Pena: Biodiversity and Covid-19

AS DEFINED by Encyclopedia Brittanica, biodiversity, also called biological diversity, is the variety of life found in a place on Earth or, often, the total variety of life on Earth. A common measure of this variety, called species richness, is the count of species in an area. The Philippines is rich in biodiversity. It is one of the 17 mega biodiverse countries, hosting more than 52,177 described species of which more than half is found nowhere else in the world.

The year 2020 is supposed to be the super year of nature and biodiversity. However, the world is focused on the Covid-19 pandemic and the attention to biodiversity was sidelined. But now, some experts are saying that there is a connection between the two.

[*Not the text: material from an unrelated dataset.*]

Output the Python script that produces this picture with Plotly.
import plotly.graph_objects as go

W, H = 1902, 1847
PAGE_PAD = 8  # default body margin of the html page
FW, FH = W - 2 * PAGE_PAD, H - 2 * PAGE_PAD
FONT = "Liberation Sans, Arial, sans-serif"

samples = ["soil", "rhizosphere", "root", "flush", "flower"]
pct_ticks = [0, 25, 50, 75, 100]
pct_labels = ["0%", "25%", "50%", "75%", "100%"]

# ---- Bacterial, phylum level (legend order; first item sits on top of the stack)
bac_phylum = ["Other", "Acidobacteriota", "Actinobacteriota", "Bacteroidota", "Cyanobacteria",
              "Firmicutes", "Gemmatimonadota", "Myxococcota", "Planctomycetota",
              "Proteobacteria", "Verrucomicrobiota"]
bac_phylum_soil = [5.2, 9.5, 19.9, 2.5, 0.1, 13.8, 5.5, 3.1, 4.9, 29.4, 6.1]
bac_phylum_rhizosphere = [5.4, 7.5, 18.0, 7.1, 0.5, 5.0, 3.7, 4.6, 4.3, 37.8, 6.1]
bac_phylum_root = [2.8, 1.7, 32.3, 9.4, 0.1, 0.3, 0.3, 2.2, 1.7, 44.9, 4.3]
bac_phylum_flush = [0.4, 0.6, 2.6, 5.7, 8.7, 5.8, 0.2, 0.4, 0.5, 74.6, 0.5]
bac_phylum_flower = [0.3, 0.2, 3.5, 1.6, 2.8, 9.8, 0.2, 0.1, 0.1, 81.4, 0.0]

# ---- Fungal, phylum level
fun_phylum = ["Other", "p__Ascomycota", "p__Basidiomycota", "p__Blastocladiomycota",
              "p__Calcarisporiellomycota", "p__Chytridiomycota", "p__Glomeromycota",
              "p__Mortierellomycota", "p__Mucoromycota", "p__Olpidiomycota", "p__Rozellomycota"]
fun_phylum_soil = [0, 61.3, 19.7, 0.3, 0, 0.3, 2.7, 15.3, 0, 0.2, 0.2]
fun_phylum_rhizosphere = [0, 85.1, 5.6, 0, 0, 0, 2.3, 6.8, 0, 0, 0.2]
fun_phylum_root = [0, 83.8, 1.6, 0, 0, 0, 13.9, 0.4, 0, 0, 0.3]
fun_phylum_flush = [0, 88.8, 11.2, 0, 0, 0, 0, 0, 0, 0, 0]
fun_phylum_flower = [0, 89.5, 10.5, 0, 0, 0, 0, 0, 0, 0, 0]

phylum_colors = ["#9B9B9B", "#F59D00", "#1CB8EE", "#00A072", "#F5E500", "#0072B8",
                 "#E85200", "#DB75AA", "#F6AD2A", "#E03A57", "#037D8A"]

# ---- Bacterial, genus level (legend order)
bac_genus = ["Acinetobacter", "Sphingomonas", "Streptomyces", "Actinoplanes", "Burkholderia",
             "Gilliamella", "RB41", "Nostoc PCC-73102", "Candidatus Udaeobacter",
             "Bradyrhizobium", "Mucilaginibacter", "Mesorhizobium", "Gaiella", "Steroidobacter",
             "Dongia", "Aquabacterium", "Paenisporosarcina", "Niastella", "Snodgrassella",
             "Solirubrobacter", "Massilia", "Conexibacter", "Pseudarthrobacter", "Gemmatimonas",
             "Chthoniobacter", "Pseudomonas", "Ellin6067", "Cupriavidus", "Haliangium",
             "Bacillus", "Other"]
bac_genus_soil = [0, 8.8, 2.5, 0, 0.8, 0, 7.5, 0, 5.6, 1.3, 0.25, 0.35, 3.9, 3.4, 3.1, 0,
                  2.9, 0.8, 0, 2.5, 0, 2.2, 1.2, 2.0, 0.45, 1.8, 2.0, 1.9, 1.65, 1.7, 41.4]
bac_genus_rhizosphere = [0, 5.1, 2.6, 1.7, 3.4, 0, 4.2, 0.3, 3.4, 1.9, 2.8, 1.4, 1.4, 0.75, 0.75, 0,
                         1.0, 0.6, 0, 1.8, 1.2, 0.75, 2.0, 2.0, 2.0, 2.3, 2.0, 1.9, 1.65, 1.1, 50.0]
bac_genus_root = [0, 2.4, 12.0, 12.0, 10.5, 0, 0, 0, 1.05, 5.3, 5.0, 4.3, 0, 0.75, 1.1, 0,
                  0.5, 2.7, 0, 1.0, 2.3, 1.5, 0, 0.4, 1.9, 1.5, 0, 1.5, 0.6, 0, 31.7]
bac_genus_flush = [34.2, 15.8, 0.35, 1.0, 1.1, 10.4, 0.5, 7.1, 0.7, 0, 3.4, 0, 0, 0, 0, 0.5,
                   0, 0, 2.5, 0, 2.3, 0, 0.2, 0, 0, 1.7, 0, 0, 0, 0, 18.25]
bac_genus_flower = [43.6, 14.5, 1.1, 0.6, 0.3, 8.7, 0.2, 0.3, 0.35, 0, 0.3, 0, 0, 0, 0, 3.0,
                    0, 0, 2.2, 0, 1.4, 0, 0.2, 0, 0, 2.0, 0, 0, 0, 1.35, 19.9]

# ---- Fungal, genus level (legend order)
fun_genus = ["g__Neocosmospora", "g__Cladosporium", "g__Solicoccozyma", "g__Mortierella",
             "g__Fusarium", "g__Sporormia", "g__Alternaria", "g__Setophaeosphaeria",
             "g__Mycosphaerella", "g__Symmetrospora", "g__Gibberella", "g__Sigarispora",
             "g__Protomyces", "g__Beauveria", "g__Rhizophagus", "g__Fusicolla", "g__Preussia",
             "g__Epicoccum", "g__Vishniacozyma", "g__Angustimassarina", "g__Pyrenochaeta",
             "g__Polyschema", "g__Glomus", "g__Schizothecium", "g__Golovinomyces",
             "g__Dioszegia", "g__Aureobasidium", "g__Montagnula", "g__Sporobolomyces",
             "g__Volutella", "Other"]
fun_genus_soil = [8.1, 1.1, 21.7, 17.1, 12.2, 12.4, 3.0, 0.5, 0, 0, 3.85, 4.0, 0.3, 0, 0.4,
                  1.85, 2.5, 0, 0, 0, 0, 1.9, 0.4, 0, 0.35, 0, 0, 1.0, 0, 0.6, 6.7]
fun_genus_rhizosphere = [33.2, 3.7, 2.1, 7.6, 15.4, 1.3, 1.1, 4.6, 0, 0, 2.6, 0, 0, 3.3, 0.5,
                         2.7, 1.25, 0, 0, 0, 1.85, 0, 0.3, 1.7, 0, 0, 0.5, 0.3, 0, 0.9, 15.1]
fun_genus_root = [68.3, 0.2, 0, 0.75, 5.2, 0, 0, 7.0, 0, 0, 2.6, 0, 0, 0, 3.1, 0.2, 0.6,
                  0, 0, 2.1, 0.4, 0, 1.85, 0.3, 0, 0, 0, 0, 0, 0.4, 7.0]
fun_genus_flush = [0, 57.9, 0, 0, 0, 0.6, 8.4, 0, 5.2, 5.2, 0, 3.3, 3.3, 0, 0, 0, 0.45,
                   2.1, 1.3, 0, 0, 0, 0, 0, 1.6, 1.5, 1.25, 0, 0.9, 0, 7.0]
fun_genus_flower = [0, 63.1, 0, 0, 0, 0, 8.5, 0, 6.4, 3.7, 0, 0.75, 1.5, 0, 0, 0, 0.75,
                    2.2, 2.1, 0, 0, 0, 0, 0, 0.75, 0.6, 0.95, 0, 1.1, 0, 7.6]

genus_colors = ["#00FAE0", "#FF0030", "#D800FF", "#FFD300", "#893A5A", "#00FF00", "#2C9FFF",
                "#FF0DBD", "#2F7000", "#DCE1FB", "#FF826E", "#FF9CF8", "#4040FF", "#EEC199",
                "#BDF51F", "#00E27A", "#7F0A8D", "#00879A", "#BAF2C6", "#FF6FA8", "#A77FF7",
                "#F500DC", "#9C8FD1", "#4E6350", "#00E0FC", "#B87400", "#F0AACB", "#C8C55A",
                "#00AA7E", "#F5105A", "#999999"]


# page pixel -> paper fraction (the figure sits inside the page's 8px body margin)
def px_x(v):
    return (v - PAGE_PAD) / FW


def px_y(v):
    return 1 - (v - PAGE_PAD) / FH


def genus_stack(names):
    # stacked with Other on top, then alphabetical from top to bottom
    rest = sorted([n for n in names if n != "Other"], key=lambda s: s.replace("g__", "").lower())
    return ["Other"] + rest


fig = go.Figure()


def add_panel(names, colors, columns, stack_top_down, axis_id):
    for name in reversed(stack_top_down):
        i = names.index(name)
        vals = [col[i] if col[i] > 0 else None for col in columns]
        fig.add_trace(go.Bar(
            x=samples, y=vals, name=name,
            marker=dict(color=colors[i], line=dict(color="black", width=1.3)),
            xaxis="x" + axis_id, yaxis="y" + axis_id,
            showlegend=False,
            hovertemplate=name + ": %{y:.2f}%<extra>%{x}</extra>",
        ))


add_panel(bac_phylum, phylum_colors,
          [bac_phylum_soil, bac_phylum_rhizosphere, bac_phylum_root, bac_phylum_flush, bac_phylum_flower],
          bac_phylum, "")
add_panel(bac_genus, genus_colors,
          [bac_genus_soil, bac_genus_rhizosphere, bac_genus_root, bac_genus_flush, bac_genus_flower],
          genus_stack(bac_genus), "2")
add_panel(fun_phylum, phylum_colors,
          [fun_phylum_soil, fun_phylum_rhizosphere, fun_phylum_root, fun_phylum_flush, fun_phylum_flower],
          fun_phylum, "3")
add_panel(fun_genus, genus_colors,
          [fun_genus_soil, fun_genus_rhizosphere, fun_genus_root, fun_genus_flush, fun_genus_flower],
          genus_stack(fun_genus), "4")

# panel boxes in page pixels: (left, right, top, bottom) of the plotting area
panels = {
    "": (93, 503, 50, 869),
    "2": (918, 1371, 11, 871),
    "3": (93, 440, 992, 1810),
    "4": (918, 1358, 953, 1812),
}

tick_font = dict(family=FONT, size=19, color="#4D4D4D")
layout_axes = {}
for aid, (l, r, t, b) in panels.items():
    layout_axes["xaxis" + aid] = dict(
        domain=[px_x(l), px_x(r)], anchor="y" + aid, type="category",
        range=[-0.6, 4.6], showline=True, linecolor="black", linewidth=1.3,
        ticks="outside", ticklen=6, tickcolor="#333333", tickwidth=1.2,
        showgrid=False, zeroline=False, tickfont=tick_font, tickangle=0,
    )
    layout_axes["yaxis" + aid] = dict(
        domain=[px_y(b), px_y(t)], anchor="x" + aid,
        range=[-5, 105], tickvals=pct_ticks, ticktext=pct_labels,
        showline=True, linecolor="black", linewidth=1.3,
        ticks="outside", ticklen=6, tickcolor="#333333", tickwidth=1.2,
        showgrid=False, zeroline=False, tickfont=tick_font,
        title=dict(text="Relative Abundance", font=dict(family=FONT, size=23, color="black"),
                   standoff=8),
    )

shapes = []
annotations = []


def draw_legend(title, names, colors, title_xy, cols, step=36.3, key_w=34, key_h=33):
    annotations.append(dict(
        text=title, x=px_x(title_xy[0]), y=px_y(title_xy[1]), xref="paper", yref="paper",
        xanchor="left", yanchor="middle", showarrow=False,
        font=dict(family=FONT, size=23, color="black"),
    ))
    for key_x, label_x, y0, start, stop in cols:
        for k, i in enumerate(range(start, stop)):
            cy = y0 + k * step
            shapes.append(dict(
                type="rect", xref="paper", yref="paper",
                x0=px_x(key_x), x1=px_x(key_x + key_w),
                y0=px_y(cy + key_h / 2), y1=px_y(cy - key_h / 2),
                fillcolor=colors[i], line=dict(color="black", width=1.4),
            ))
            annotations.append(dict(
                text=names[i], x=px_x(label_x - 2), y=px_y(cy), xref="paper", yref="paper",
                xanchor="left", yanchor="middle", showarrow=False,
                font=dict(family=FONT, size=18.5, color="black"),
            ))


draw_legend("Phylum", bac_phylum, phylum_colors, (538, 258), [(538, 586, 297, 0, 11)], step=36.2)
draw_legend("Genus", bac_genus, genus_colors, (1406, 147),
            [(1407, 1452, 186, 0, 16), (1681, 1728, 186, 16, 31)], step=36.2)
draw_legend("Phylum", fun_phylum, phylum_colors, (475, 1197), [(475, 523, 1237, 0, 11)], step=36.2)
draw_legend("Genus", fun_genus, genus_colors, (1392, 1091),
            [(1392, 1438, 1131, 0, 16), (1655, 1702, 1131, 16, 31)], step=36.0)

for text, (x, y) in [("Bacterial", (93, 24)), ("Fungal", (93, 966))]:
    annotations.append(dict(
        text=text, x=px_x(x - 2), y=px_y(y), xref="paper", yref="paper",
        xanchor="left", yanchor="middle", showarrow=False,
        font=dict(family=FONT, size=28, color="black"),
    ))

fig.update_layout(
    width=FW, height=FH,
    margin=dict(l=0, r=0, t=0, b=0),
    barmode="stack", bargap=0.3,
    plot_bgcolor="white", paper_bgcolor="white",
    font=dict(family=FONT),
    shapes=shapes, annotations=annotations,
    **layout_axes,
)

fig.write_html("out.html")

The coronavirus (Covid-19) is a zoonotic disease. Zoonotic diseases are transmitted between animals and humans. There are other zoonotic disease outbreaks like Severe Acute Respiratory Syndrome or Sars (2002), Avian Influenza or bird flu (2004), H1N1 or Swine Flu (2009), Middle East Respiratory Syndrome or Mers (2012), Ebola (2014– 2015), Zika virus (2015–2016) and the West Nile virus (2019).

How did the leap from animals to humans came about? Explained simply, human activities like deforestation, land-use change, uncontrolled urbanization and illegal trade of species exposed us to the virus carriers. We removed the barriers that separate us from animals, insects and other vectors.

We have dramatically altered the land around us. We have cleared forests and other natural areas to create spaces for urban areas and settlements, agriculture and industries. In doing so, we have reduced overall space for wildlife and degraded natural buffers between humans and animals.

According to the World Health Organization, human activities have disturbed both the structure and functions of ecosystems and altering native biodiversity. Such disturbances reduce the abundance of some organisms, cause population growth in others, modify the interactions among organisms, and alter the interactions between organisms and their physical and chemical environments. Patterns of infectious diseases are sensitive to these disturbances.

The United Nations environmental body, UNEP, said that without animal-to-human transmission, the current Sars-CoV-2 virus would not have presented itself in the form of Covid-19. Coronaviruses are leaping to humans more frequently because we are providing them with more opportunities to do so. In the last 50 years alone, the human population has doubled and the global economy has almost quadrupled.

The Covid-19 is a reminder that human health and environmental health are closely linked.